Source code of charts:
========================================================================

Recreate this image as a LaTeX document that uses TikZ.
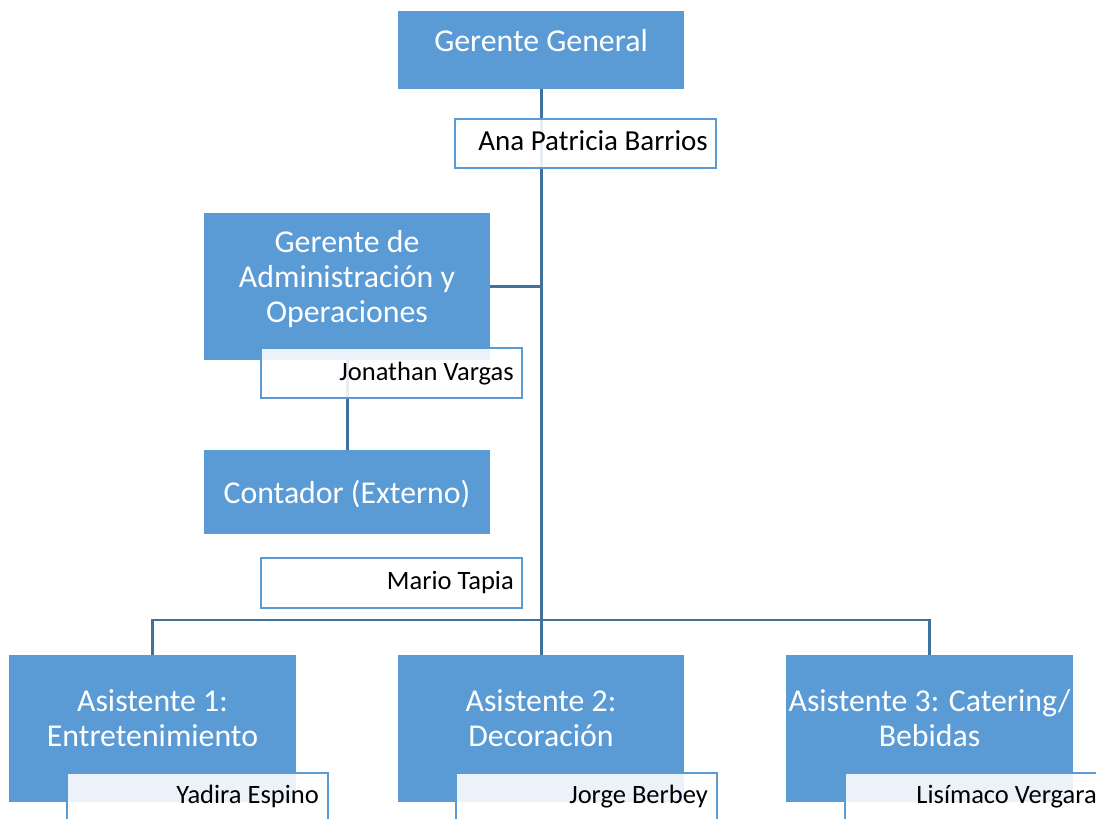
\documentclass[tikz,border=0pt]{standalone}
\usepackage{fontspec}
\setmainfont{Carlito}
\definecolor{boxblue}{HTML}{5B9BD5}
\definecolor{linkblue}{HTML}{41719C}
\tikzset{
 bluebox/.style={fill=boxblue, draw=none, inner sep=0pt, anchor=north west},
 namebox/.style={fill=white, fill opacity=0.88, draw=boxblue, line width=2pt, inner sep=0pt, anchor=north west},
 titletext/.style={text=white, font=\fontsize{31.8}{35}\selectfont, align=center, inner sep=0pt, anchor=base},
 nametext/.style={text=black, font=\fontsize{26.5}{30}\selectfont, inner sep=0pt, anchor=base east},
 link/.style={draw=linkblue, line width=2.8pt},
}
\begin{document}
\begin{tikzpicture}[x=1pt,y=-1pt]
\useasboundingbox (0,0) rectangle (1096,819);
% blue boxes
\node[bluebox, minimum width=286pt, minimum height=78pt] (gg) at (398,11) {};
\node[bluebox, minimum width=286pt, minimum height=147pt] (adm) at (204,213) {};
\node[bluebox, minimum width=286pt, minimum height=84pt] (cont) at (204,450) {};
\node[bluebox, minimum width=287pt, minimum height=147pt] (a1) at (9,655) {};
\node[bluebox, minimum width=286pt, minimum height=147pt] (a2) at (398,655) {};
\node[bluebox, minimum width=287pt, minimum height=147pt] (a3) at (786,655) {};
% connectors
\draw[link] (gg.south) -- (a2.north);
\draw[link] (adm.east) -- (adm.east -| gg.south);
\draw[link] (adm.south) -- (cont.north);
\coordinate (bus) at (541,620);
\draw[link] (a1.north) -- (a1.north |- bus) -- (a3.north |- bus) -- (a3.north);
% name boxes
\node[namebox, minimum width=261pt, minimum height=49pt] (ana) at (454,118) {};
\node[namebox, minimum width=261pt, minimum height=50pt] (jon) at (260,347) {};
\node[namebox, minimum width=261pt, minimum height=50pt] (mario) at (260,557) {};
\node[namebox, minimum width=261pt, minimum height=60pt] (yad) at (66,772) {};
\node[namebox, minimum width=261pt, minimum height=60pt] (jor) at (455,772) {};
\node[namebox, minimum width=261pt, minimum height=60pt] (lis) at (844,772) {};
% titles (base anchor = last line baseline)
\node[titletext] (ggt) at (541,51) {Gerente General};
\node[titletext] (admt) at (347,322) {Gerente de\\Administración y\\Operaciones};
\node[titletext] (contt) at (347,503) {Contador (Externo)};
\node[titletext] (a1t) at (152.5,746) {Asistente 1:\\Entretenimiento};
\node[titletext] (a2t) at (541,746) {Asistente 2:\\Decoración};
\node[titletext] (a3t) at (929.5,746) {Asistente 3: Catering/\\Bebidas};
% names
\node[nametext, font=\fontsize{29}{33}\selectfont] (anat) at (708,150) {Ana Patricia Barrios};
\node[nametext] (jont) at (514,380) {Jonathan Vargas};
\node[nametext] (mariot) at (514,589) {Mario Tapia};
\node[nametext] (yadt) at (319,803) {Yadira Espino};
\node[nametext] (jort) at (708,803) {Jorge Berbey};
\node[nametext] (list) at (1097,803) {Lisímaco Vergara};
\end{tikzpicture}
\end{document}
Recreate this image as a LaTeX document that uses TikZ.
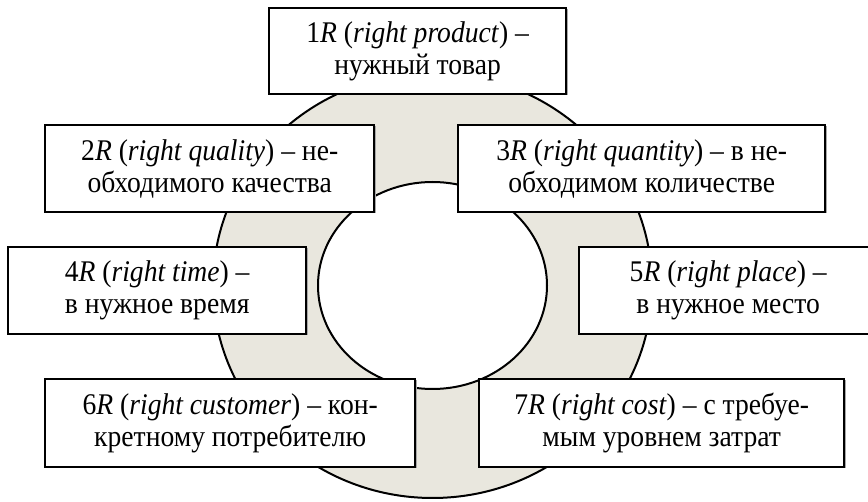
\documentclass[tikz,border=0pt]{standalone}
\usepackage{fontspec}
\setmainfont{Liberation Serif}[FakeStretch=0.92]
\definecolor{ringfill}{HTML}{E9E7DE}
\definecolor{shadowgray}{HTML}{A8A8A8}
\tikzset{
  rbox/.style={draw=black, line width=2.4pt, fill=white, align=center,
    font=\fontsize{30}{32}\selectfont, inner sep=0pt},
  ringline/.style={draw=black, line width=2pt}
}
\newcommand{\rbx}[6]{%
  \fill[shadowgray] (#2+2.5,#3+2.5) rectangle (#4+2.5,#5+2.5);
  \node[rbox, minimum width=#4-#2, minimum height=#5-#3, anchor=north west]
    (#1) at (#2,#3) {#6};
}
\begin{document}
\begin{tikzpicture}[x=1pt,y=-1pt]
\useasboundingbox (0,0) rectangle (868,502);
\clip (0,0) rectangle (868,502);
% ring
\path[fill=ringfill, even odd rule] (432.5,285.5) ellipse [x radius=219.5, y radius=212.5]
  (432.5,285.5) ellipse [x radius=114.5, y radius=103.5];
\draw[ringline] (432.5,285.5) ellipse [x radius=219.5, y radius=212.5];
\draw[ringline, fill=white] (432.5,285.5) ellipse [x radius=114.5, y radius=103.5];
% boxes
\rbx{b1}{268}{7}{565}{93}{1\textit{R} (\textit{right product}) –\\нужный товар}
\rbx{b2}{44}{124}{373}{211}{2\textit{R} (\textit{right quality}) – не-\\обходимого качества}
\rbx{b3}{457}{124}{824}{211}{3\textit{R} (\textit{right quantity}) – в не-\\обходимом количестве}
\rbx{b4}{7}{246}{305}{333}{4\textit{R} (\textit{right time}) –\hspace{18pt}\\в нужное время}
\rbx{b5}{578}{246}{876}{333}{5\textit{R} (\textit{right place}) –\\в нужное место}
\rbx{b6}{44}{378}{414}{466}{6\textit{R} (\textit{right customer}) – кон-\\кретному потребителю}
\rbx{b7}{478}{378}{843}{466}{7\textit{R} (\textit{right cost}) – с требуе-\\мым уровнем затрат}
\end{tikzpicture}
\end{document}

========================================================================

To be done —
Repeat each entry above word for word, leaving every picture out.

Complete output —
Recreate this image as a LaTeX document that uses TikZ.
\documentclass[tikz,border=0pt]{standalone}
\usepackage{fontspec}
\setmainfont{Carlito}
\definecolor{boxblue}{HTML}{5B9BD5}
\definecolor{linkblue}{HTML}{41719C}
\tikzset{
 bluebox/.style={fill=boxblue, draw=none, inner sep=0pt, anchor=north west},
 namebox/.style={fill=white, fill opacity=0.88, draw=boxblue, line width=2pt, inner sep=0pt, anchor=north west},
 titletext/.style={text=white, font=\fontsize{31.8}{35}\selectfont, align=center, inner sep=0pt, anchor=base},
 nametext/.style={text=black, font=\fontsize{26.5}{30}\selectfont, inner sep=0pt, anchor=base east},
 link/.style={draw=linkblue, line width=2.8pt},
}
\begin{document}
\begin{tikzpicture}[x=1pt,y=-1pt]
\useasboundingbox (0,0) rectangle (1096,819);
% blue boxes
\node[bluebox, minimum width=286pt, minimum height=78pt] (gg) at (398,11) {};
\node[bluebox, minimum width=286pt, minimum height=147pt] (adm) at (204,213) {};
\node[bluebox, minimum width=286pt, minimum height=84pt] (cont) at (204,450) {};
\node[bluebox, minimum width=287pt, minimum height=147pt] (a1) at (9,655) {};
\node[bluebox, minimum width=286pt, minimum height=147pt] (a2) at (398,655) {};
\node[bluebox, minimum width=287pt, minimum height=147pt] (a3) at (786,655) {};
% connectors
\draw[link] (gg.south) -- (a2.north);
\draw[link] (adm.east) -- (adm.east -| gg.south);
\draw[link] (adm.south) -- (cont.north);
\coordinate (bus) at (541,620);
\draw[link] (a1.north) -- (a1.north |- bus) -- (a3.north |- bus) -- (a3.north);
% name boxes
\node[namebox, minimum width=261pt, minimum height=49pt] (ana) at (454,118) {};
\node[namebox, minimum width=261pt, minimum height=50pt] (jon) at (260,347) {};
\node[namebox, minimum width=261pt, minimum height=50pt] (mario) at (260,557) {};
\node[namebox, minimum width=261pt, minimum height=60pt] (yad) at (66,772) {};
\node[namebox, minimum width=261pt, minimum height=60pt] (jor) at (455,772) {};
\node[namebox, minimum width=261pt, minimum height=60pt] (lis) at (844,772) {};
% titles (base anchor = last line baseline)
\node[titletext] (ggt) at (541,51) {Gerente General};
\node[titletext] (admt) at (347,322) {Gerente de\\Administración y\\Operaciones};
\node[titletext] (contt) at (347,503) {Contador (Externo)};
\node[titletext] (a1t) at (152.5,746) {Asistente 1:\\Entretenimiento};
\node[titletext] (a2t) at (541,746) {Asistente 2:\\Decoración};
\node[titletext] (a3t) at (929.5,746) {Asistente 3: Catering/\\Bebidas};
% names
\node[nametext, font=\fontsize{29}{33}\selectfont] (anat) at (708,150) {Ana Patricia Barrios};
\node[nametext] (jont) at (514,380) {Jonathan Vargas};
\node[nametext] (mariot) at (514,589) {Mario Tapia};
\node[nametext] (yadt) at (319,803) {Yadira Espino};
\node[nametext] (jort) at (708,803) {Jorge Berbey};
\node[nametext] (list) at (1097,803) {Lisímaco Vergara};
\end{tikzpicture}
\end{document}
Recreate this image as a LaTeX document that uses TikZ.
\documentclass[tikz,border=0pt]{standalone}
\usepackage{fontspec}
\setmainfont{Liberation Serif}[FakeStretch=0.92]
\definecolor{ringfill}{HTML}{E9E7DE}
\definecolor{shadowgray}{HTML}{A8A8A8}
\tikzset{
  rbox/.style={draw=black, line width=2.4pt, fill=white, align=center,
    font=\fontsize{30}{32}\selectfont, inner sep=0pt},
  ringline/.style={draw=black, line width=2pt}
}
\newcommand{\rbx}[6]{%
  \fill[shadowgray] (#2+2.5,#3+2.5) rectangle (#4+2.5,#5+2.5);
  \node[rbox, minimum width=#4-#2, minimum height=#5-#3, anchor=north west]
    (#1) at (#2,#3) {#6};
}
\begin{document}
\begin{tikzpicture}[x=1pt,y=-1pt]
\useasboundingbox (0,0) rectangle (868,502);
\clip (0,0) rectangle (868,502);
% ring
\path[fill=ringfill, even odd rule] (432.5,285.5) ellipse [x radius=219.5, y radius=212.5]
  (432.5,285.5) ellipse [x radius=114.5, y radius=103.5];
\draw[ringline] (432.5,285.5) ellipse [x radius=219.5, y radius=212.5];
\draw[ringline, fill=white] (432.5,285.5) ellipse [x radius=114.5, y radius=103.5];
% boxes
\rbx{b1}{268}{7}{565}{93}{1\textit{R} (\textit{right product}) –\\нужный товар}
\rbx{b2}{44}{124}{373}{211}{2\textit{R} (\textit{right quality}) – не-\\обходимого качества}
\rbx{b3}{457}{124}{824}{211}{3\textit{R} (\textit{right quantity}) – в не-\\обходимом количестве}
\rbx{b4}{7}{246}{305}{333}{4\textit{R} (\textit{right time}) –\hspace{18pt}\\в нужное время}
\rbx{b5}{578}{246}{876}{333}{5\textit{R} (\textit{right place}) –\\в нужное место}
\rbx{b6}{44}{378}{414}{466}{6\textit{R} (\textit{right customer}) – кон-\\кретному потребителю}
\rbx{b7}{478}{378}{843}{466}{7\textit{R} (\textit{right cost}) – с требуе-\\мым уровнем затрат}
\end{tikzpicture}
\end{document}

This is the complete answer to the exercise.